正義と悪の抽象的な問答を前のめりに見せるのはなかなか難しいので、いかに美男美女がエッな衣装と格好良い武器で「それっぽく」ふるまうかを堪能する、ザ・2.5次元ですね。単調に感じてしまった理由は場面転換による起伏の無さもあると思う(トワツガイみたいに舞台がグルグル回ってればまた違ったかも)。
我儘な客なので、『双牙』では「アドリブで誘い笑いするの早い早い」と思ってたけど、本作では「全然キャラ覚えられないからもっと早くアドリブコーナーやってください!」となってたし、現に笑いに走るとそこそこ息抜きとしては楽しい。それでいいのか本編。
最終的に正義と悪の抽象的な問答に行動の選択で回答を出すのは悪くないかとは思いますが、何度も見てきた話のような気も。
2公演あるんですけどあまり違いわからなかったです。途中の小競り合いでスポット当たるキャラが変わるのかな。
カグラもひたすらビジュの良さで目を惹きますが、さしたる殺陣もさしてもらえず添え物のような扱い。
本作のハイライトは本編よりむしろ、「コロナで公演中止になったけど、全公演演じて配信した」というスタイルではないでしょうか。加えて、この映像収録の為にも公演している。
なのでアドリブ時に観劇してるスタッフの声や時に野次が入ったり、特典についてるアドリブコーナー全種やアフタートークそのものが、2020年春に舞台の現場で起こっていたことの記録として面白い。大赤字だという内情も本番中に吐露されるw。
Pがめっちゃ出張ってて、舞台ってお山の大将気取りやすい空間なんだなと、ハラスメントの温床であることも妙に納得はいってしまいました(このPがそうということではなく)。
本編よりアドリブ面白かったなー。
萌香ちゃんの(緊張してたらしいが)全力で男に媚びうる可愛い仕草。
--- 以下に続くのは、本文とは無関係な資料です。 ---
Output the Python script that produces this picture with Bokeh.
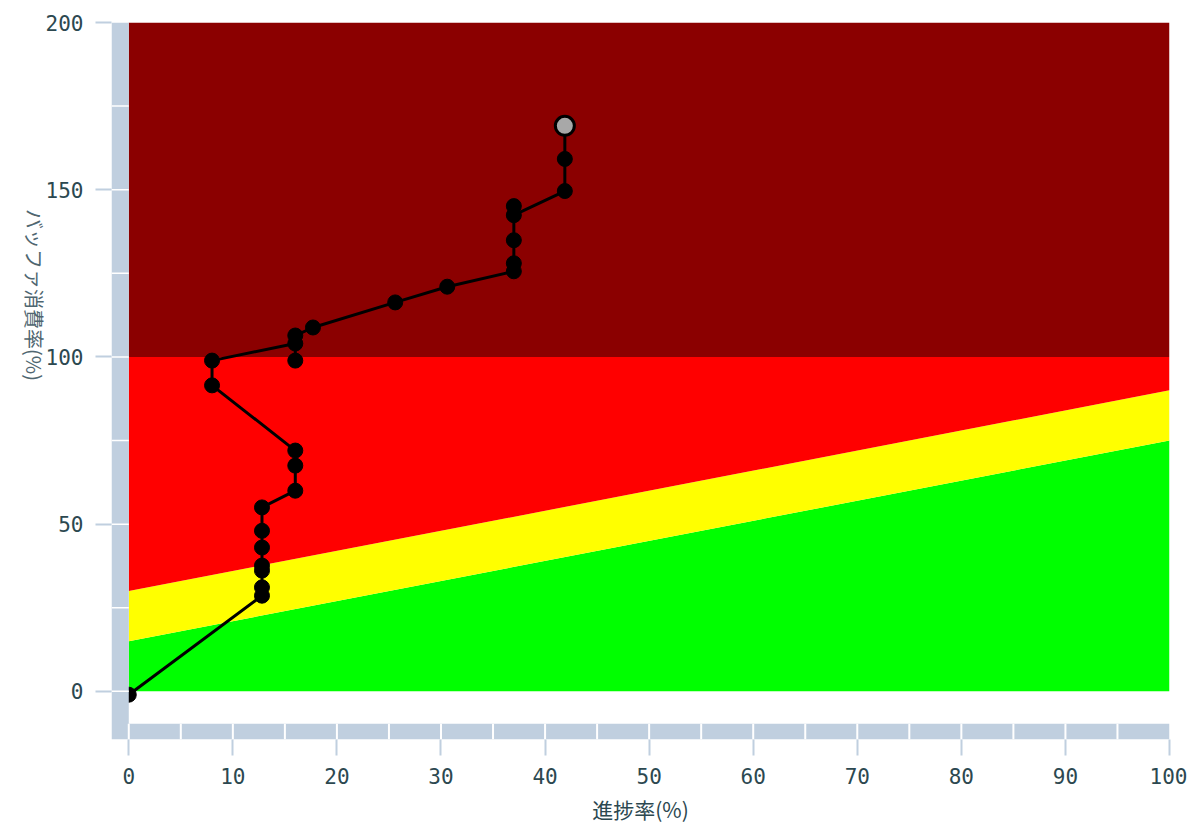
import math
from bokeh.plotting import figure
from bokeh.models import Range1d, FixedTicker
from bokeh.embed import file_html
from bokeh.resources import INLINE

# ---- data ----
progress = [0, 12.8, 12.8, 12.8, 12.8, 12.8, 12.8, 12.8, 16.0, 16.0, 16.0, 8.0, 8.0,
            16.0, 16.0, 16.0, 17.7, 25.6, 30.6, 37.0, 37.0, 37.0, 37.0, 37.0,
            41.9, 41.9, 41.9]
buffer_used = [-1, 28.6, 31.1, 36.1, 37.6, 43.0, 48.0, 55.0, 60.0, 67.5, 72.0, 91.5, 98.9,
               104.0, 98.9, 106.4, 108.8, 116.3, 121.0, 125.6, 128.0, 134.9, 145.1, 142.4,
               149.6, 159.2, 169.1]

zone_x = [0, 100]
zone_floor = [0, 0]
green_top = [15, 75]
yellow_top = [30, 90]
red_top = [100, 100]
darkred_top = [200, 200]

x_ticks = [0, 10, 20, 30, 40, 50, 60, 70, 80, 90, 100]
y_ticks = [0, 50, 100, 150, 200]
x_minor = [0, 5, 10, 15, 20, 25, 30, 35, 40, 45, 50, 55, 60, 65, 70, 75, 80, 85, 90, 95]
y_minor = [0, 25, 50, 75, 100, 125, 150, 175]

x_label = "進捗率(%)"
y_label = "バッファ消費率(%)"

# ---- figure ----
X0, X1 = -1.66, 100
Y0, Y1 = -14.4, 200
BAND_TOP = -9.7
BAND = "#C0CFDF"
TXT = "#2C4850"

p = figure(width=1187, height=826, output_backend="svg", toolbar_location=None,
           x_range=Range1d(X0, X1), y_range=Range1d(Y0, Y1),
           min_border_left=111, min_border_right=18, min_border_top=22,
           min_border_bottom=87)
p.outline_line_color = None
p.xgrid.visible = False
p.ygrid.visible = False
p.background_fill_color = "white"
p.border_fill_color = "white"

# zones
p.varea(x=zone_x, y1=zone_floor, y2=green_top, fill_color="#00FF00")
p.varea(x=zone_x, y1=green_top, y2=yellow_top, fill_color="#FFFF00")
p.varea(x=zone_x, y1=yellow_top, y2=red_top, fill_color="#FF0000")
p.varea(x=zone_x, y1=red_top, y2=darkred_top, fill_color="#8B0000")

# track
p.line(progress, buffer_used, line_color="black", line_width=3)
p.scatter(progress[:-1], buffer_used[:-1], size=15, fill_color="black", line_color="black")
p.scatter(progress[-1:], buffer_used[-1:], size=19, fill_color="#A8A8A8",
          line_color="black", line_width=3)

# axis bands
p.quad(left=[X0], right=[0], bottom=[Y0], top=[Y1], fill_color=BAND, line_color=None)
p.quad(left=[0], right=[X1], bottom=[Y0], top=[BAND_TOP], fill_color=BAND, line_color=None)
p.segment(x0=x_minor, x1=x_minor, y0=[Y0] * len(x_minor), y1=[BAND_TOP] * len(x_minor),
          line_color="white", line_width=2)
p.segment(x0=[X0] * len(y_minor), x1=[0] * len(y_minor), y0=y_minor, y1=y_minor,
          line_color="white", line_width=1.5)

# axes
for ax in (p.xaxis[0], p.yaxis[0]):
    ax.axis_line_color = None
    ax.major_tick_line_color = BAND
    ax.major_tick_line_width = 2
    ax.major_tick_in = 0
    ax.major_tick_out = 16
    ax.minor_tick_line_color = None
    ax.major_label_text_font = "DejaVu Sans Mono"
    ax.major_label_text_font_size = "21px"
    ax.major_label_text_color = TXT
    ax.axis_label_text_font = "Noto Sans CJK JP"
    ax.axis_label_text_font_style = "normal"
p.xaxis.ticker = FixedTicker(ticks=x_ticks)
p.yaxis.ticker = FixedTicker(ticks=y_ticks)
p.xaxis.major_label_standoff = 12
p.yaxis.major_label_standoff = 12

p.xaxis.axis_label = x_label
p.xaxis.axis_label_text_font_size = "21px"
p.xaxis.axis_label_text_color = TXT
p.xaxis.axis_label_standoff = 7

p.yaxis.axis_label = y_label
p.yaxis.axis_label_text_font_size = "20px"
p.yaxis.axis_label_text_color = "#4F6670"
p.yaxis.axis_label_standoff = 8
try:
    p.yaxis[0].axis_label_orientation = -math.pi / 2
except Exception:
    pass

open("out.html", "w").write(file_html(p, INLINE))
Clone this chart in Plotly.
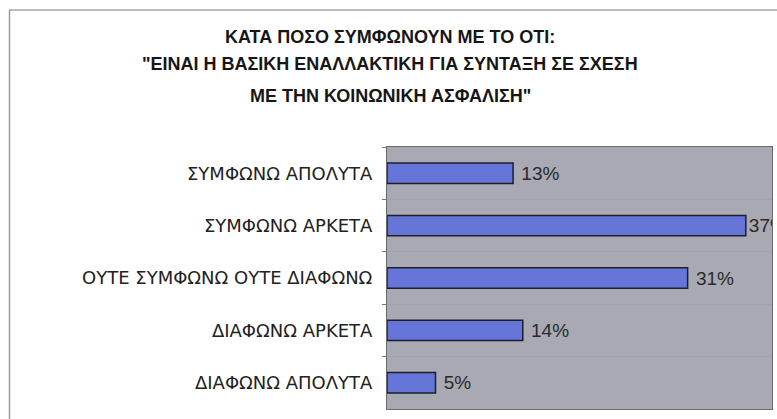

これで落ちない人間男女問わずいないだろうと、見てはいけない顔を見てしまった気分。
また2.5次元に稀に混ざっている全方位エンターテイナー、カラマリの富田翔さんなんかが顕著ですが、『はめステ』のハプニングさえ見落とさず拾って笑いにしてた三浦海里くんも忘れ難く、その海里くんが本作にも出演。
アドリブコーナーで自分の確定申告還付金額を叫ぶという謎サービス精神を発揮して、流石に笑いました(Pから「イケメンはすぐ大声で笑い取ろうとする、それしか出来ねえからな!」とイジられてるのも草)。